▶

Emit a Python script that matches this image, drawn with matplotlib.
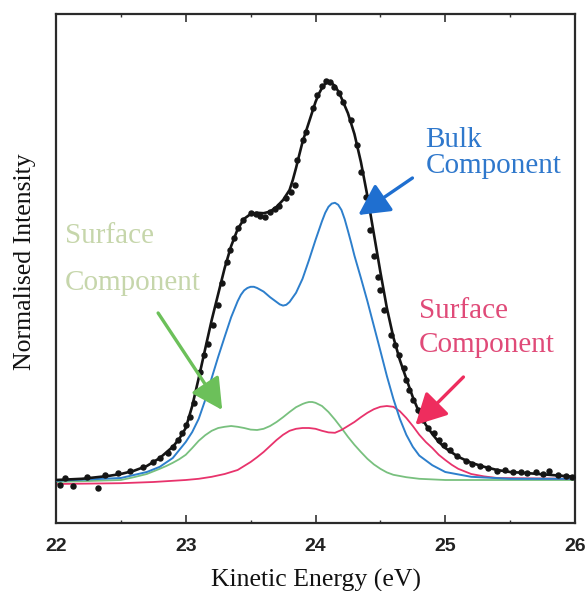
import matplotlib
matplotlib.use("Agg")
import matplotlib.pyplot as plt
from matplotlib.ticker import MultipleLocator, NullLocator

# ---------------- data ----------------
# measured data points (dots)
dot_energy = [22.03, 22.07, 22.13, 22.24, 22.32, 22.38, 22.48, 22.57, 22.67, 22.75,
              22.80, 22.86, 22.90, 22.94, 22.97, 23.00, 23.03, 23.06, 23.09, 23.11,
              23.14, 23.17, 23.21, 23.25, 23.28, 23.32, 23.34, 23.37, 23.40, 23.44,
              23.50, 23.54, 23.57, 23.61, 23.65, 23.69, 23.72, 23.77, 23.81, 23.84,
              23.86, 23.90, 23.93, 23.98, 24.01, 24.05, 24.08, 24.11, 24.14, 24.18,
              24.21, 24.27, 24.32, 24.35, 24.39, 24.42, 24.45, 24.48, 24.50, 24.53,
              24.58, 24.61, 24.64, 24.68, 24.70, 24.72, 24.75, 24.79, 24.83, 24.87,
              24.91, 24.95, 24.99, 25.04, 25.09, 25.16, 25.21, 25.27, 25.33, 25.40,
              25.46, 25.52, 25.58, 25.63, 25.70, 25.75, 25.80, 25.87, 25.93, 25.98]
dot_intensity = [-0.008, 0.010, -0.010, 0.013, -0.015, 0.018, 0.023, 0.028, 0.038, 0.050,
                 0.060, 0.073, 0.088, 0.105, 0.123, 0.143, 0.163, 0.198, 0.225, 0.275,
                 0.318, 0.345, 0.393, 0.443, 0.498, 0.550, 0.580, 0.610, 0.635, 0.655,
                 0.673, 0.670, 0.665, 0.663, 0.675, 0.683, 0.690, 0.710, 0.725, 0.743,
                 0.805, 0.855, 0.875, 0.935, 0.968, 0.990, 1.003, 1.000, 0.988, 0.973,
                 0.950, 0.905, 0.843, 0.775, 0.713, 0.630, 0.565, 0.513, 0.480, 0.430,
                 0.368, 0.343, 0.318, 0.285, 0.255, 0.230, 0.205, 0.180, 0.155, 0.135,
                 0.123, 0.105, 0.093, 0.080, 0.065, 0.053, 0.045, 0.040, 0.035, 0.028,
                 0.030, 0.025, 0.025, 0.023, 0.025, 0.020, 0.028, 0.018, 0.015, 0.013]

# total fit (black line)
fit_energy = [22.0, 22.2, 22.4, 22.5, 22.6, 22.7, 22.8, 22.9, 22.95, 23.0, 23.05, 23.1,
              23.15, 23.2, 23.25, 23.3, 23.35, 23.4, 23.45, 23.5, 23.55, 23.6, 23.65,
              23.7, 23.75, 23.8, 23.825, 23.85, 23.875, 23.9, 23.95, 24.0, 24.025, 24.05,
              24.075, 24.1, 24.125, 24.15, 24.175, 24.2, 24.25, 24.3, 24.35, 24.4, 24.45,
              24.5, 24.55, 24.6, 24.65, 24.7, 24.75, 24.8, 24.85, 24.9, 24.95, 25.0,
              25.1, 25.2, 25.3, 25.4, 25.5, 25.6, 25.8, 26.0]
fit_intensity = [0.005, 0.008, 0.015, 0.020, 0.028, 0.040, 0.060, 0.088, 0.108, 0.135,
                 0.190, 0.260, 0.333, 0.405, 0.470, 0.535, 0.590, 0.632, 0.658, 0.670,
                 0.673, 0.672, 0.676, 0.688, 0.705, 0.730, 0.755, 0.785, 0.818, 0.850,
                 0.900, 0.950, 0.970, 0.985, 0.996, 1.000, 0.997, 0.990, 0.977, 0.960,
                 0.922, 0.870, 0.800, 0.715, 0.620, 0.525, 0.435, 0.362, 0.305, 0.258,
                 0.212, 0.173, 0.143, 0.120, 0.100, 0.085, 0.063, 0.048, 0.038, 0.030,
                 0.025, 0.023, 0.018, 0.013]

# bulk component (blue)
bulk_energy = [22.0, 22.5, 22.7, 22.8, 22.9, 23.0, 23.05, 23.1, 23.15, 23.2, 23.25,
               23.3, 23.35, 23.4, 23.425, 23.45, 23.475, 23.5, 23.525, 23.55, 23.6,
               23.65, 23.7, 23.725, 23.75, 23.775, 23.8, 23.85, 23.9, 23.95, 24.0, 24.05,
               24.075, 24.1, 24.125, 24.15, 24.175, 24.2, 24.225, 24.25, 24.275, 24.3,
               24.35, 24.4, 24.45, 24.5, 24.55, 24.6, 24.65, 24.7, 24.75, 24.8, 24.9,
               25.0, 25.2, 25.5, 26.0]
bulk_intensity = [0.003, 0.010, 0.025, 0.038, 0.060, 0.100, 0.125, 0.158, 0.205, 0.260,
                  0.313, 0.363, 0.412, 0.452, 0.468, 0.479, 0.485, 0.488, 0.488, 0.485,
                  0.476, 0.462, 0.450, 0.444, 0.441, 0.443, 0.450, 0.473, 0.508, 0.555,
                  0.605, 0.652, 0.673, 0.688, 0.696, 0.698, 0.693, 0.680, 0.657, 0.628,
                  0.598, 0.566, 0.510, 0.452, 0.390, 0.328, 0.265, 0.208, 0.158, 0.118,
                  0.088, 0.066, 0.042, 0.025, 0.013, 0.008, 0.008]

# surface component (green)
surf1_energy = [22.0, 22.5, 22.6, 22.7, 22.8, 22.85, 22.9, 22.95, 23.0, 23.05, 23.1,
                23.15, 23.2, 23.25, 23.3, 23.35, 23.4, 23.45, 23.5, 23.55, 23.6, 23.65,
                23.7, 23.75, 23.8, 23.85, 23.9, 23.925, 23.95, 23.975, 24.0, 24.05, 24.1,
                24.15, 24.2, 24.25, 24.3, 24.35, 24.4, 24.45, 24.5, 24.55, 24.6, 24.7,
                24.8, 25.0, 26.0]
surf1_intensity = [0.000, 0.005, 0.012, 0.020, 0.033, 0.040, 0.048, 0.057, 0.068, 0.085,
                   0.103, 0.117, 0.128, 0.135, 0.138, 0.140, 0.138, 0.135, 0.131, 0.130,
                   0.133, 0.140, 0.150, 0.162, 0.175, 0.187, 0.195, 0.198, 0.200, 0.200,
                   0.198, 0.190, 0.175, 0.156, 0.135, 0.113, 0.093, 0.075, 0.058, 0.044,
                   0.033, 0.024, 0.018, 0.012, 0.008, 0.005, 0.005]

# surface component (pink)
surf2_energy = [22.0, 22.5, 22.75, 23.0, 23.1, 23.2, 23.3, 23.4, 23.45, 23.5, 23.55,
                23.6, 23.65, 23.7, 23.75, 23.8, 23.85, 23.9, 23.95, 24.0, 24.05, 24.1,
                24.15, 24.2, 24.25, 24.3, 24.35, 24.4, 24.45, 24.5, 24.55, 24.6, 24.65,
                24.7, 24.75, 24.8, 24.85, 24.9, 24.95, 25.0, 25.05, 25.1, 25.2, 25.3,
                25.4, 26.0]
surf2_intensity = [-0.005, -0.003, 0.000, 0.005, 0.008, 0.013, 0.020, 0.030, 0.040, 0.050,
                   0.062, 0.075, 0.090, 0.105, 0.118, 0.128, 0.133, 0.135, 0.135, 0.133,
                   0.128, 0.124, 0.123, 0.130, 0.140, 0.150, 0.162, 0.173, 0.182, 0.188,
                   0.190, 0.188, 0.177, 0.160, 0.140, 0.118, 0.100, 0.085, 0.068, 0.055,
                   0.043, 0.033, 0.020, 0.014, 0.010, 0.008]

x_ticks = [22, 23, 24, 25, 26]
x_tick_labels = ["22", "23", "24", "25", "26"]

# ---------------- styling ----------------
BLACK = "#151515"
BLUE = "#2d7fcc"
BLUE_TXT = "#2f78cc"
PINK = "#e8336c"
PINK_TXT = "#e04a78"
GREEN = "#78c07e"
GREEN_ARROW = "#6cc05a"
GREEN_TXT = "#c6d6ab"
SERIF = ["Liberation Serif", "DejaVu Serif"]

fig = plt.figure(figsize=(5.88, 5.91), dpi=100)
ax = fig.add_axes([56 / 588, 1 - 523 / 591, (575 - 56) / 588, (523 - 14) / 591])

ax.plot(surf1_energy, surf1_intensity, color=GREEN, lw=1.3, zorder=2)
ax.plot(surf2_energy, surf2_intensity, color=PINK, lw=1.3, zorder=2)
ax.plot(bulk_energy, bulk_intensity, color=BLUE, lw=1.4, zorder=3)
ax.plot(fit_energy, fit_intensity, color=BLACK, lw=1.9, zorder=4)
ax.plot(dot_energy, dot_intensity, "o", color=BLACK, ms=3.6, zorder=5)

ax.set_xlim(22, 26)
ax.set_ylim(-0.1025, 1.17)

ax.set_xticks(x_ticks)
ax.set_xticklabels(x_tick_labels, fontsize=14, fontweight="bold",
                   family=["Liberation Sans", "DejaVu Sans"], color="#222222")
ax.xaxis.set_minor_locator(MultipleLocator(0.5))
ax.yaxis.set_major_locator(NullLocator())
ax.tick_params(axis="x", which="major", direction="in", length=5.5, width=1.2,
               top=True, pad=11, colors="#333333", labelcolor="#222222")
ax.tick_params(axis="x", which="minor", direction="in", length=2.5, width=1.0,
               top=True, colors="#333333")
for s in ax.spines.values():
    s.set_linewidth(1.6)
    s.set_color("#2a2a2a")

fig.text(316 / 588, 4 / 591, "Kinetic Energy (eV)", ha="center", va="baseline",
         fontsize=18.5, family=SERIF, color="#111111")
fig.text(25 / 588, 1 - 262 / 591, "Normalised Intensity", ha="center", va="center",
         rotation=90, fontsize=18.5, family=SERIF, color="#111111")

# annotations
ax.text(24.847, (482 - 147) / 400, "Bulk", color=BLUE_TXT, fontsize=21, family=SERIF,
        ha="left", va="baseline")
ax.text(24.847, (482 - 173) / 400, "Component", color=BLUE_TXT, fontsize=21, family=SERIF,
        ha="left", va="baseline")
ax.text(24.795, (482 - 318) / 400, "Surface", color=PINK_TXT, fontsize=21, family=SERIF,
        ha="left", va="baseline")
ax.text(24.795, (482 - 352) / 400, "Component", color=PINK_TXT, fontsize=21, family=SERIF,
        ha="left", va="baseline")
ax.text(22.07, (482 - 243) / 400, "Surface", color=GREEN_TXT, fontsize=21, family=SERIF,
        ha="left", va="baseline")
ax.text(22.07, (482 - 290) / 400, "Component", color=GREEN_TXT, fontsize=21, family=SERIF,
        ha="left", va="baseline")

def arrow(tail, tip, color):
    ax.annotate("", xy=tip, xytext=tail,
                arrowprops=dict(arrowstyle="-|>,head_length=0.95,head_width=0.5",
                                color=color, lw=2.4, mutation_scale=20,
                                shrinkA=0, shrinkB=0), zorder=6)

arrow((22.787, 0.4225), (23.281, 0.18), GREEN_ARROW)
arrow((24.747, 0.76), (24.33, 0.6675), "#1f6fd0")
arrow((25.14, 0.2625), (24.77, 0.1425), "#ee2d5e")

fig.savefig("out.png", dpi=100)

◀

# Stated problem
Repeat, exactly and in full, each line from the start of the data to the line that contains "0.018, 0.015, 0.013]". Pictures do not go in.

# Result of this task
Emit a Python script that matches this image, drawn with matplotlib.
import matplotlib
matplotlib.use("Agg")
import matplotlib.pyplot as plt
from matplotlib.ticker import MultipleLocator, NullLocator

# ---------------- data ----------------
# measured data points (dots)
dot_energy = [22.03, 22.07, 22.13, 22.24, 22.32, 22.38, 22.48, 22.57, 22.67, 22.75,
              22.80, 22.86, 22.90, 22.94, 22.97, 23.00, 23.03, 23.06, 23.09, 23.11,
              23.14, 23.17, 23.21, 23.25, 23.28, 23.32, 23.34, 23.37, 23.40, 23.44,
              23.50, 23.54, 23.57, 23.61, 23.65, 23.69, 23.72, 23.77, 23.81, 23.84,
              23.86, 23.90, 23.93, 23.98, 24.01, 24.05, 24.08, 24.11, 24.14, 24.18,
              24.21, 24.27, 24.32, 24.35, 24.39, 24.42, 24.45, 24.48, 24.50, 24.53,
              24.58, 24.61, 24.64, 24.68, 24.70, 24.72, 24.75, 24.79, 24.83, 24.87,
              24.91, 24.95, 24.99, 25.04, 25.09, 25.16, 25.21, 25.27, 25.33, 25.40,
              25.46, 25.52, 25.58, 25.63, 25.70, 25.75, 25.80, 25.87, 25.93, 25.98]
dot_intensity = [-0.008, 0.010, -0.010, 0.013, -0.015, 0.018, 0.023, 0.028, 0.038, 0.050,
                 0.060, 0.073, 0.088, 0.105, 0.123, 0.143, 0.163, 0.198, 0.225, 0.275,
                 0.318, 0.345, 0.393, 0.443, 0.498, 0.550, 0.580, 0.610, 0.635, 0.655,
                 0.673, 0.670, 0.665, 0.663, 0.675, 0.683, 0.690, 0.710, 0.725, 0.743,
                 0.805, 0.855, 0.875, 0.935, 0.968, 0.990, 1.003, 1.000, 0.988, 0.973,
                 0.950, 0.905, 0.843, 0.775, 0.713, 0.630, 0.565, 0.513, 0.480, 0.430,
                 0.368, 0.343, 0.318, 0.285, 0.255, 0.230, 0.205, 0.180, 0.155, 0.135,
                 0.123, 0.105, 0.093, 0.080, 0.065, 0.053, 0.045, 0.040, 0.035, 0.028,
                 0.030, 0.025, 0.025, 0.023, 0.025, 0.020, 0.028, 0.018, 0.015, 0.013]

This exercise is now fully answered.